Sunday Afternoon Hangover: Too Early To Worry?
The New Meadowlands Stadium (NMS to many, now) had a strange feel to it last night. The Giants did little to inspire their decreasing legions with their play. Steeler fans seemed to be everywhere on a night that provided less of what people came to see rather than more of it.
Either the Steelers are very good, or the Giants are very bad. Or maybe it’s the other way around. Who can tell?
Pittsburgh, whose season is being threatened by the impending suspension of Ben Roethlisberger, looks like a team that that has little to worry about in the quarterback department. Byron Leftwich and Dennis Dixon both appeared to verrrrry comfortable taking snaps for Mike Tomlin’s crew.

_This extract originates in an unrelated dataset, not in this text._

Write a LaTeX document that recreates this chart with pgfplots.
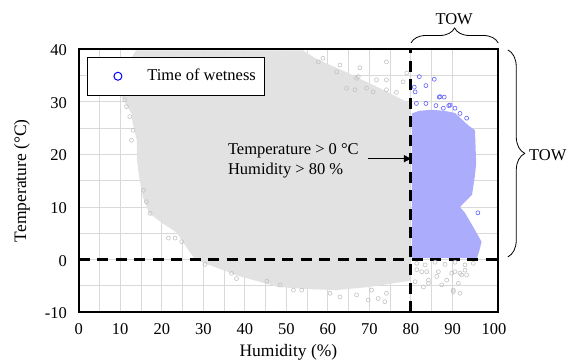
\documentclass[border=0pt]{standalone}
\usepackage{fontspec}
\setmainfont{Liberation Serif}
\usepackage{pgfplots}
\pgfplotsset{compat=1.18}
\usetikzlibrary{arrows.meta,decorations.pathreplacing}
\definecolor{gridc}{RGB}{217,217,217}
\definecolor{cloudgray}{RGB}{226,226,226}
\definecolor{ptgray}{RGB}{195,195,195}
\definecolor{cloudblue}{RGB}{172,172,252}
\definecolor{ptblue}{RGB}{95,95,255}
\begin{document}
\fontsize{16.5}{20}\selectfont
\begin{tikzpicture}
\path[use as bounding box] (0,0) rectangle (574pt,364pt);
\begin{axis}[
  at={(78.7pt,51.8pt)}, anchor=south west,
  scale only axis, width=419.5pt, height=262.9pt,
  clip=false,
  xmin=0, xmax=101, ymin=-10, ymax=40,
  xtick={0,10,...,90}, xticklabels={0,10,20,30,40,50,60,70,80,90},
  extra x ticks={100}, extra x tick labels={100},
  extra x tick style={grid=none},
  minor x tick num=1, minor y tick num=1,
  ytick={-10,0,...,40}, yticklabels={-10,0,10,20,30,40},
  grid=both,
  major grid style={gridc, line width=1pt},
  minor grid style={gridc, line width=1pt},
  major tick length=0pt, minor tick length=0pt,
  axis line style={black, line width=2pt},
  xticklabel style={anchor=base, inner sep=0pt, yshift=-22.8pt},
  yticklabel style={anchor=east, inner sep=0pt, xshift=-11.7pt, yshift=-1pt},
  xlabel={Humidity (\%)},
  xlabel style={at={(axis description cs:0.5,-0.1704)}, anchor=base, inner sep=0pt, font=\fontsize{17.5}{20}\selectfont},
  ylabel={Temperature (°C)},
  ylabel style={at={(axis description cs:-0.1256,0.5)}, anchor=base, inner sep=0pt, font=\fontsize{17.5}{20}\selectfont},
  legend style={at={(0.0198,0.9707)}, anchor=north west,
    inner xsep=26.5pt, inner ysep=11.8pt,
    draw=black, line width=0.8pt, fill=white,
    nodes={inner sep=0pt, line width=0.8pt}, column sep=25.5pt},
  legend cell align=left,
  legend image code/.code={\draw[#1] plot coordinates {(0pt,0pt)};},
]
% dense gray cloud (outline)
\addplot[draw=none, fill=cloudgray, forget plot] coordinates {
 (13.8,39.8) (54,39.8) (57,38.3) (60,37.2) (64,35.8) (68,34.3) (72,32.8) (76,31.2) (79.8,29.7)
 (79.8,-4.0) (75,-4.6) (70,-5.2) (62,-5.8) (55,-5.6) (48,-5.2) (43.5,-4.2) (38,-3.0)
 (35.5,-2.2) (31,-0.9) (28,0) (26,2.3) (23.5,5.2) (20,7.0) (17,8.8) (15.4,12) (14.5,16)
 (14,19) (14,22.7) (13,25.9) (12.7,27.8) (11,30) (10.3,31) (10,32) (11,36)
} -- cycle;
% dense blue cloud (time of wetness)
\addplot[draw=none, fill=cloudblue, forget plot] coordinates {
 (80.2,27.8) (82,28.3) (85,28.5) (88,28.3) (90.6,27.9) (93.7,25.6) (95.4,24.6) (95.7,18.3)
 (95.4,16) (94.7,12.3) (93,11) (91.8,10) (93,8.9) (94.7,6.6) (97,3.4) (96.5,1.8)
 (95.9,0.3) (80.2,0.3)
} -- cycle;
% sparse gray points
\addplot[only marks, mark=o, mark size=2pt, ptgray, line width=0.6pt, forget plot] coordinates {
 (57.7,37.6) (62.9,37.0) (67.7,36.5) (74.1,37.6) (62.1,35.7) (67.3,34.8) (71.7,34.2) (74.1,34.2)
 (79.0,35.5) (78.1,33.8) (76.5,31.8) (69.3,32.6) (70.9,31.9) (66.5,32.3) (74.1,32.3) (66.9,34.5)
 (64.5,32.6) (58.8,38.3)
 (81.4,-0.7) (83.4,-1.0) (85.8,-0.5) (88.2,-0.9) (90.6,-0.5) (93.0,-1.0) (95.0,-0.7)
 (82.6,-2.3) (86.6,-2.3) (89.8,-2.6) (92.2,-2.9) (81.0,-4.2) (84.2,-4.5) (87.4,-4.8)
 (90.2,-6.1) (91.4,-4.5) (93.4,-2.9) (81.4,-1.9) (83.8,-2.3) (86.2,-3.2) (88.6,-3.9)
 (90.6,-2.3) (91.8,-2.6) (93,-2) (90.2,-5.8) (91.8,-6.4) (83,-5.2) (84.2,-3.9)
 (51.7,-5.8) (53.7,-5.8) (60.5,-6.4) (62.9,-7.1) (66.9,-6.7) (69.7,-7.7) (72.1,-7.4)
 (73.7,-8.0) (74.1,-6.4) (70.5,-5.8) (48.5,-4.8) (45.3,-4.1) (36.8,-2.6) (38,-3.6) (30.4,-0.9)
 (21.6,4.1) (23.2,4.1) (24.8,3.4) (17.2,8.8) (16.3,11.0) (15.6,13.2)
 (11.1,30.4) (11.5,29.1) (12.3,27.2) (12.7,22.7) (13.1,24.6)
};
% sparse blue points
\addplot[only marks, mark=o, mark size=2pt, ptblue, line width=0.6pt, forget plot] coordinates {
 (80.8,32.8) (81,31.9) (83.6,33.1) (86.8,30.9) (88,30.9) (81.3,29.7) (83.6,29.7) (86,29.3)
 (89.1,29.3) (91.8,27.8) (93.4,26.9) (87.8,28.8) (90.6,28.8) (82,34.8) (85.6,34.3)
 (87,31) (89.4,29.4) (96.1,8.9)
};
% threshold lines
\addplot[black, line width=3pt, dash pattern=on 11pt off 7.5pt, forget plot] coordinates {(0,0) (101,0)};
\addplot[black, line width=3pt, dash pattern=on 11pt off 7.5pt, forget plot] coordinates {(80,-10) (80,40)};
\addlegendimage{only marks, mark=o, blue, mark size=4pt, line width=1pt}
\addlegendentry{Time of wetness\kern-17.5pt}
% annotation
\draw[-{Triangle[length=7pt,width=7pt]}, line width=0.8pt] (axis cs:69.6,19.2) -- (axis cs:80,19.2);
\node[anchor=base west, inner sep=0pt] at (axis cs:35.9,20.0) {Temperature > 0 °C};
\node[anchor=base west, inner sep=0pt] at (axis cs:35.9,16.2) {Humidity > 80 \%};
% braces
\draw[decorate, decoration={brace, amplitude=15pt}, line width=0.8pt] (axis cs:80,41.2) -- (axis cs:101,41.2);
\node[inner sep=0pt] at (axis cs:90.4,45.8) {TOW};
\draw[decorate, decoration={brace, amplitude=17pt}, line width=0.8pt] (axis cs:103.3,39.9) -- (axis cs:103.3,0.5);
\node[anchor=west, inner sep=0pt] at (axis cs:108.4,19.9) {TOW};
\end{axis}
\end{tikzpicture}
\end{document}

On the opposing sideline, a different opera was playing. The Giants’ franchise quarterback, Eli Manning was out of uniform, still convalescing from head wound suffered last Monday vs the Jets. His understudy, Jim Sorgi, is hoping his shoulder can heal in the next three weeks to avoid the year-long purgatory for the infirmed, formally known as injured reserve.
The very green Rhett Bomar was under center in the inaugural Giants’ home affair at NMS. He struggled to make plays, and to the delight of the smattering of real Giant fans that can still afford to attend the games in person, he actually made a few. But, in general, he was out-manned by the notoriously staunch Steeler defense.
If Sorgi is sent to the gallows, the Giants will almost have to explore bringing in a veteran signal-caller. Names being bandied about last night were Jeff Garcia, Kerry Collins, Steve DeBerg, Earl Morrall and Norm Snead.
Another youngster, punter Matt Dodge, pounded a 63-yard punt, but then hit his next one about half that distance. His inconsistency will both help and hurt the Giants this year. It’s a fact that fans are going to have to live with. It doesn’t look like the Giants will give up on him and bring in a veteran at this point.
Perry Fewell’s new defense played fairly well, but anytime they line up in Tampa 2, they give up yardage. They go from attack mode to read-and-react mode. I’d rather see them die trying to stop the offense at the soonest point of attack than concede the chunks of yardage they did last night. We’ve seen too much of that already…
Is it too early to worry? Never. I’m sure the team is aware of their shortcomings and is working on solutions. But, in the interim, fans worry.